Magically, by the grace of whatever physics were working that day, the bungee cords held. The mattress remained upright, like a giant, comfy sail as he zoomed down the bridge. Once he got to the bottom, he must have realized something was amiss, so he slowed down and the mattress plopped back down onto the roof. Unfortunately, all of this caused the mattress to slide a little farther down and it was now being held even less securely than before. Which was kind of like poking holes in sandals to declare them less watertight than before.
My point is, the only thing holding it down was most likely prayers from all the other motorists.
After a few blocks of careful, very slow driving, we hit a stretch of wide, straight streets. This prompted the mattress buyer to speed up because hey, it’s not like he had any reason to go slow, right?
The mattress started to lift off the roof again. I immediately hit my brakes and put as much distance as I could between myself and certain death. As I followed, I watched the mattress rise up higher and higher and higher. This damn thing was one hair from being vertical. The bungee cords were stretched to their limit, straining against the mattress that was determined to fly. Had it lifted one more centimeter, the bungee cords would have snapped down onto the roof and the mattress would have gone soaring right into traffic. No doubt it would have smashed into me, probably out of revenge for selling it to the lowest bidder.
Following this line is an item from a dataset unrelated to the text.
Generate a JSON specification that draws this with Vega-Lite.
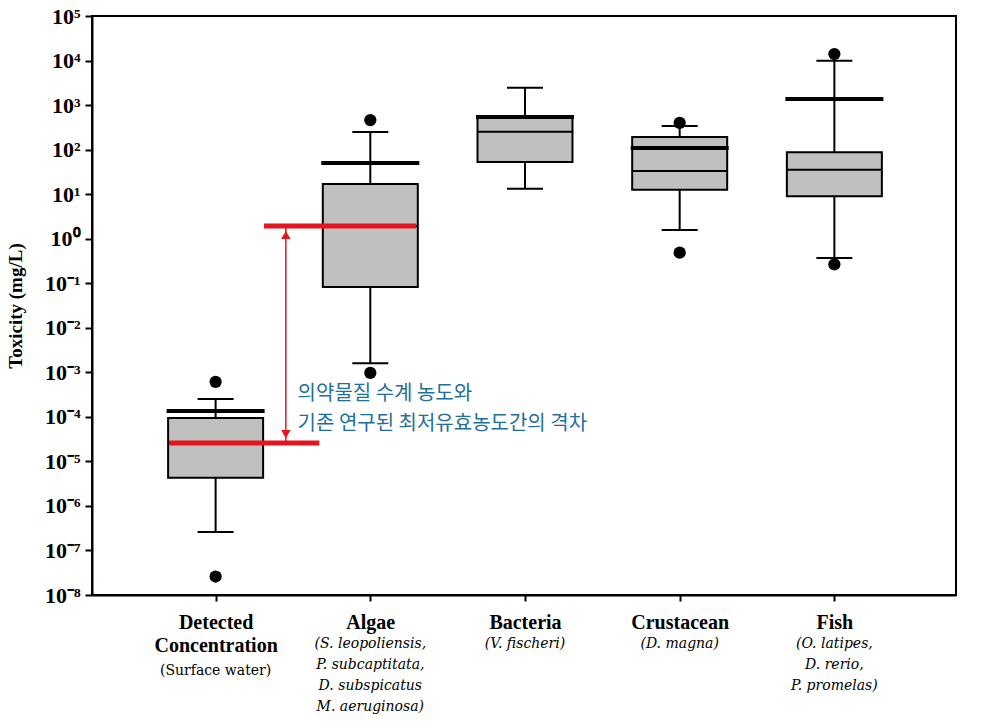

We drove three miles that way. Three miles of the mattress standing on end, one bump away from disaster. When pedestrians weren’t pointing and laughing, they were cringing in horror and diving for the nearest shelter.
Somehow, we made it to his house. The buyer didn’t seem to have any clue what had happened or why I was white as a sheet. He handed me back my bungee cords, paid for the bed, and happily started unloading.
Then I just needed to sell the damn easy chair.